Using the records that appear below, write out exactly the lines from the one with "Write the Plotly.js code for this chart." through the one with "const px2y = p => (B - p) / (B - T);", keeping both end lines.

=== Material supplied ===

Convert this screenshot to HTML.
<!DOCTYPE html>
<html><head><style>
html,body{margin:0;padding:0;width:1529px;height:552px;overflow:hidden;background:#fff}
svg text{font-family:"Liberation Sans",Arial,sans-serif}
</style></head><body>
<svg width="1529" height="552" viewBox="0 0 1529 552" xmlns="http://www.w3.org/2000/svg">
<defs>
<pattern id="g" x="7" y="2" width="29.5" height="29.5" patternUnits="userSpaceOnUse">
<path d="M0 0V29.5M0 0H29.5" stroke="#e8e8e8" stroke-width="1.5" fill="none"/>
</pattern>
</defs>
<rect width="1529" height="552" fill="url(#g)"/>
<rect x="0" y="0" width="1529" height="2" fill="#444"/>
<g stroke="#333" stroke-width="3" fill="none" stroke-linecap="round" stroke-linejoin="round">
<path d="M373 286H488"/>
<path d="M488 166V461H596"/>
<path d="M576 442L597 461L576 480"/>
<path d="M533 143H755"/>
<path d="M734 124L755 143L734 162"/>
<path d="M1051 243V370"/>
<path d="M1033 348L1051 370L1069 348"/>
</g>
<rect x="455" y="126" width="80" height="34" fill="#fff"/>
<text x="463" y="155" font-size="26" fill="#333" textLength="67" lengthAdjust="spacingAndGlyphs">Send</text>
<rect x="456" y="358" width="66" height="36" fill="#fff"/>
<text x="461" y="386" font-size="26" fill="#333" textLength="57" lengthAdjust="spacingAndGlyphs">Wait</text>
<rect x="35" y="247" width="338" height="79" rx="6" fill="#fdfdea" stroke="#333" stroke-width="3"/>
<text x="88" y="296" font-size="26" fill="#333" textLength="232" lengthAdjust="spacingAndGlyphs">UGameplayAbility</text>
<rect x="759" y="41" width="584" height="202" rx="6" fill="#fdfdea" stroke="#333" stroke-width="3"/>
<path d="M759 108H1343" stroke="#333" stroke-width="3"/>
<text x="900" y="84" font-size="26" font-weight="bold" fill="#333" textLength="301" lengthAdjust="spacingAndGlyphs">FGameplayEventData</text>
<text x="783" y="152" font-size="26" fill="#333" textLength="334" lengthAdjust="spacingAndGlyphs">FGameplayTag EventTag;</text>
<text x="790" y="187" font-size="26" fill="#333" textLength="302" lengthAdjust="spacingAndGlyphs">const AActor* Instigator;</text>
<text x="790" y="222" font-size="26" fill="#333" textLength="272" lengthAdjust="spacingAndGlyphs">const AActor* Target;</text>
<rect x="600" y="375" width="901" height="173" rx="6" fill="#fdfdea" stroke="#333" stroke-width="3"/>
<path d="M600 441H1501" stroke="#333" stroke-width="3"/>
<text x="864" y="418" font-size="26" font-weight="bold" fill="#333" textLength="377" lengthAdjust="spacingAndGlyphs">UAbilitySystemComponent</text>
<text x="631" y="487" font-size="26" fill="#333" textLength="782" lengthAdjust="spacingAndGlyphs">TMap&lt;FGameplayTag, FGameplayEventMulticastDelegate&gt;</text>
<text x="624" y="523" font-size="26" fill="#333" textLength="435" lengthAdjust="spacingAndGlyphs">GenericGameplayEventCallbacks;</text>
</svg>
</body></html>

===
=== Material supplied ===

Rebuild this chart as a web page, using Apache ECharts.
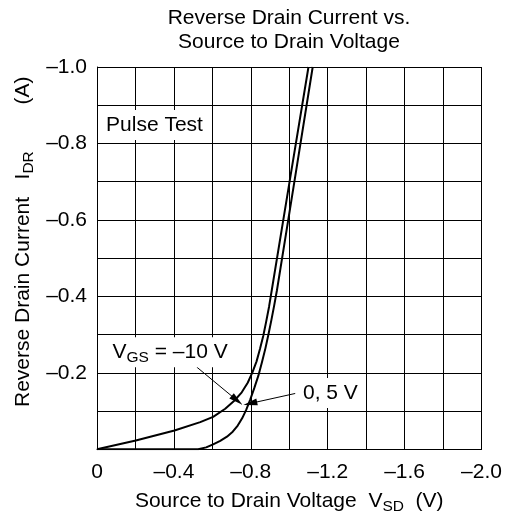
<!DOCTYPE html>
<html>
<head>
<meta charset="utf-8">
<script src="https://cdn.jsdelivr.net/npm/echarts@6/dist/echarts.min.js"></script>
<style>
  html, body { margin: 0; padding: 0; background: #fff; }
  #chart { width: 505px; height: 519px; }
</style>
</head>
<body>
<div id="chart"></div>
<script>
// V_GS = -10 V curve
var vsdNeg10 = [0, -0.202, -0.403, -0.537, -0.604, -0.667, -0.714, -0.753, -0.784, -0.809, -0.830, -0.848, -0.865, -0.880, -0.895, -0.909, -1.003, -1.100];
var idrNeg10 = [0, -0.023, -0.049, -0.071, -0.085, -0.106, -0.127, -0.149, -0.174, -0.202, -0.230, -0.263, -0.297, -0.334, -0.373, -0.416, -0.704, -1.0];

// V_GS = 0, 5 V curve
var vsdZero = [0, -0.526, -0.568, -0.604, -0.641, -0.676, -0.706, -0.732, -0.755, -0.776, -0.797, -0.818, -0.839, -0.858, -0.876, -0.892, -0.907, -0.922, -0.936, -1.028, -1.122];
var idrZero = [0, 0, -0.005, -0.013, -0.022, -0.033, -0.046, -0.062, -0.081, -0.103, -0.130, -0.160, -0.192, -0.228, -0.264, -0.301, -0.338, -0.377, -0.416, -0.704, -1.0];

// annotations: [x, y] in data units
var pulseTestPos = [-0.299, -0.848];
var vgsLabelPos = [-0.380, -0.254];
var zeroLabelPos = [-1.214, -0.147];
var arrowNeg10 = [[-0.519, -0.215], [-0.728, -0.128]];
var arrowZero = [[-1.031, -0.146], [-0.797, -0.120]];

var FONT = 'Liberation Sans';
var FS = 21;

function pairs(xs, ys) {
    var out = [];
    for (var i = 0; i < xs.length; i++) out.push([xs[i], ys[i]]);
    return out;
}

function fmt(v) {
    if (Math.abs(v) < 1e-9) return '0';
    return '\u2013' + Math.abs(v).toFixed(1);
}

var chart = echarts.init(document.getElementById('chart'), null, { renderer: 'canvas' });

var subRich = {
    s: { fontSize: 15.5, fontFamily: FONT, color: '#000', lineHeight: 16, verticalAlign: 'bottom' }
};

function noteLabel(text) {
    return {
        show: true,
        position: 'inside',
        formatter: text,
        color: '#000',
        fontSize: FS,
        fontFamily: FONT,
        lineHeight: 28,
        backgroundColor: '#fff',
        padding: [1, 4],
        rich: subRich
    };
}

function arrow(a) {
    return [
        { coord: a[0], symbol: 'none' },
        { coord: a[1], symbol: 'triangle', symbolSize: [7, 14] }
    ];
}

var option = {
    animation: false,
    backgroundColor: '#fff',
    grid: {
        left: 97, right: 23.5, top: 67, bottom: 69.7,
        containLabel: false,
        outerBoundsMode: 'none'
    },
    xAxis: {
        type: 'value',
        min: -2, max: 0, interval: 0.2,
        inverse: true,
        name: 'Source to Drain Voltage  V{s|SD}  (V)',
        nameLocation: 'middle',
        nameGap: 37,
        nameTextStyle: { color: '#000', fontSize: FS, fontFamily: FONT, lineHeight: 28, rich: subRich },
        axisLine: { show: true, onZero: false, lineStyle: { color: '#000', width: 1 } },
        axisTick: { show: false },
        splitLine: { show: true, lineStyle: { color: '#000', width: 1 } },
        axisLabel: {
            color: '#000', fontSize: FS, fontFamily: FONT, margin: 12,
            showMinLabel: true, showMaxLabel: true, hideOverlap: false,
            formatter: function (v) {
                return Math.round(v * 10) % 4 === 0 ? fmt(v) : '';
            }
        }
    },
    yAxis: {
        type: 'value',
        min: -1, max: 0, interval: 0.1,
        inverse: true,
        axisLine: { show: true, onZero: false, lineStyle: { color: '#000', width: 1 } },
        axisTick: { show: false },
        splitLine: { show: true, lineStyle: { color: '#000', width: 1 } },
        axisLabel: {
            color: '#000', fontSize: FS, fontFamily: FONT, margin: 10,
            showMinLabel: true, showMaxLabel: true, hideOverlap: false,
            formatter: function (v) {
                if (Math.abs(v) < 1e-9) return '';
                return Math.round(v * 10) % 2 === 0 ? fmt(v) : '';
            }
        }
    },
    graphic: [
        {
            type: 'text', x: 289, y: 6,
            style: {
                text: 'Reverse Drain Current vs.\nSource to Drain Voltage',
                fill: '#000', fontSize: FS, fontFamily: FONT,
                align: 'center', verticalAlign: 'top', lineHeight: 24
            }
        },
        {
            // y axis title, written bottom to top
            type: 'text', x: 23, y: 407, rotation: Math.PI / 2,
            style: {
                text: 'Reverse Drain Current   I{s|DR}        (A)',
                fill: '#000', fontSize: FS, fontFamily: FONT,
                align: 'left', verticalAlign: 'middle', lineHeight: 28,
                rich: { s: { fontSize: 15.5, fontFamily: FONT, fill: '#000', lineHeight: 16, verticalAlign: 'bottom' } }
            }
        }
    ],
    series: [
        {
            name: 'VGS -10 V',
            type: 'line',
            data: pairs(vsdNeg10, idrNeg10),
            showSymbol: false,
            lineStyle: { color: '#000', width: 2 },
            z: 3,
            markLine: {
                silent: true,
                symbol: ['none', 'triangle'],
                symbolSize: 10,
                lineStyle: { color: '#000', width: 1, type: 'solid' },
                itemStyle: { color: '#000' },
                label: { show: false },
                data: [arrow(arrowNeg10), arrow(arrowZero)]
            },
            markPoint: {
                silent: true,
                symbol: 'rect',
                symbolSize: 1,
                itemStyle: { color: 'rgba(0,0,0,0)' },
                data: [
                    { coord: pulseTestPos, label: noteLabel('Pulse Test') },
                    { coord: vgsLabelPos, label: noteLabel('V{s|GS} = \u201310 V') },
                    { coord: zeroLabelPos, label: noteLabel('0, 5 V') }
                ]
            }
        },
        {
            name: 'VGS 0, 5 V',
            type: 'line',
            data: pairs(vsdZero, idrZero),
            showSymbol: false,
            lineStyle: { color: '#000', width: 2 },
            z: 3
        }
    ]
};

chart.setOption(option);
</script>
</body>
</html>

===
=== Material supplied ===

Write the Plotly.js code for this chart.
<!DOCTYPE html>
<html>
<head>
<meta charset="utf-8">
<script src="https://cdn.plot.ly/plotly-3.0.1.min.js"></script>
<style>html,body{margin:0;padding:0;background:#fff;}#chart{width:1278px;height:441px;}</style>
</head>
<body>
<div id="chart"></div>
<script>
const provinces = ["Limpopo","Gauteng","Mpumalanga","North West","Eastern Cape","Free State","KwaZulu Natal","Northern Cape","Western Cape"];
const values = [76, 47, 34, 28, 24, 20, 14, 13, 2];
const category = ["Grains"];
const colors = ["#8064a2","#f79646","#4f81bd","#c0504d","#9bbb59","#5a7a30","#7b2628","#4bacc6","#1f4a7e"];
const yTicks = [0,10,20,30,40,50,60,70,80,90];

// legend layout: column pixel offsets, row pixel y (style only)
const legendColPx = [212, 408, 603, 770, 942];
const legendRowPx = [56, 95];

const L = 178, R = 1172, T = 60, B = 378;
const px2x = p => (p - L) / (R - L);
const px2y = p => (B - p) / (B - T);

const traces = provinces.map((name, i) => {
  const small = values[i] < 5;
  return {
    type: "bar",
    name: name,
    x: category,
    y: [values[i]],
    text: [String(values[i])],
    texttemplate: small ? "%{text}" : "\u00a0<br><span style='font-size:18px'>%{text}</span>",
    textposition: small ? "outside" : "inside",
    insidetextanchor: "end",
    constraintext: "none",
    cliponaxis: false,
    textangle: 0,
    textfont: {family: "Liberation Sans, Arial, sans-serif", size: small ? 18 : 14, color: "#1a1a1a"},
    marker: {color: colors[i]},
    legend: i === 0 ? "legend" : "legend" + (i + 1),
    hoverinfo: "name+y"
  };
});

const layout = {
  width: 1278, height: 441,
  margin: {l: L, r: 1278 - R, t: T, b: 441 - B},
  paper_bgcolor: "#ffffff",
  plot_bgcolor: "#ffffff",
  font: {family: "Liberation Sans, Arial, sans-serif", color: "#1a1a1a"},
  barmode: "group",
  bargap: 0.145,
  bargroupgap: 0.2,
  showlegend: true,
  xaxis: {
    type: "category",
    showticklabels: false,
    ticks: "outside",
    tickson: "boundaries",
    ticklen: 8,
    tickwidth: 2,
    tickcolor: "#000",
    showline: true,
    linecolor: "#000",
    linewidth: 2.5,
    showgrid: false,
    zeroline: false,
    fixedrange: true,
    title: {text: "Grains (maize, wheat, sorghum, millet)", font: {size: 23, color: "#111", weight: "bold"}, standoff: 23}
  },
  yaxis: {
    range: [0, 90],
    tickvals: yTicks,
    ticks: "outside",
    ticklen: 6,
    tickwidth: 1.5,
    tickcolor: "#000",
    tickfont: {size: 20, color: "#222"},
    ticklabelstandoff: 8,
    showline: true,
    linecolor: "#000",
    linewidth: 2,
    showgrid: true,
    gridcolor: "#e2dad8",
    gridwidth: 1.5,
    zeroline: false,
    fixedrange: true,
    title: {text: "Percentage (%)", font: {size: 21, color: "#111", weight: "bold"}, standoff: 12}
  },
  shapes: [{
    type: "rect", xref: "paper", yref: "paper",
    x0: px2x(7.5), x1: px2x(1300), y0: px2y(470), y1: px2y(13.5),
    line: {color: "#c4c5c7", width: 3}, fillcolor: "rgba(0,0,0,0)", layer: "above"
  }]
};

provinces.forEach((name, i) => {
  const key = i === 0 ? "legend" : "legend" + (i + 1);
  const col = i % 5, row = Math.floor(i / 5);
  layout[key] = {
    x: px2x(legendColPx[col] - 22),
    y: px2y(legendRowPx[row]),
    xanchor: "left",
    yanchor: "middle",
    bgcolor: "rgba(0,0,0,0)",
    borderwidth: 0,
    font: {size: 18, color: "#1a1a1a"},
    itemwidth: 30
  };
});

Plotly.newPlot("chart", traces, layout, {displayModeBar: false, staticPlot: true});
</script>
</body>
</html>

===

◆ Task result ◆
Write the Plotly.js code for this chart.
<!DOCTYPE html>
<html>
<head>
<meta charset="utf-8">
<script src="https://cdn.plot.ly/plotly-3.0.1.min.js"></script>
<style>html,body{margin:0;padding:0;background:#fff;}#chart{width:1278px;height:441px;}</style>
</head>
<body>
<div id="chart"></div>
<script>
const provinces = ["Limpopo","Gauteng","Mpumalanga","North West","Eastern Cape","Free State","KwaZulu Natal","Northern Cape","Western Cape"];
const values = [76, 47, 34, 28, 24, 20, 14, 13, 2];
const category = ["Grains"];
const colors = ["#8064a2","#f79646","#4f81bd","#c0504d","#9bbb59","#5a7a30","#7b2628","#4bacc6","#1f4a7e"];
const yTicks = [0,10,20,30,40,50,60,70,80,90];

// legend layout: column pixel offsets, row pixel y (style only)
const legendColPx = [212, 408, 603, 770, 942];
const legendRowPx = [56, 95];

const L = 178, R = 1172, T = 60, B = 378;
const px2x = p => (p - L) / (R - L);
const px2y = p => (B - p) / (B - T);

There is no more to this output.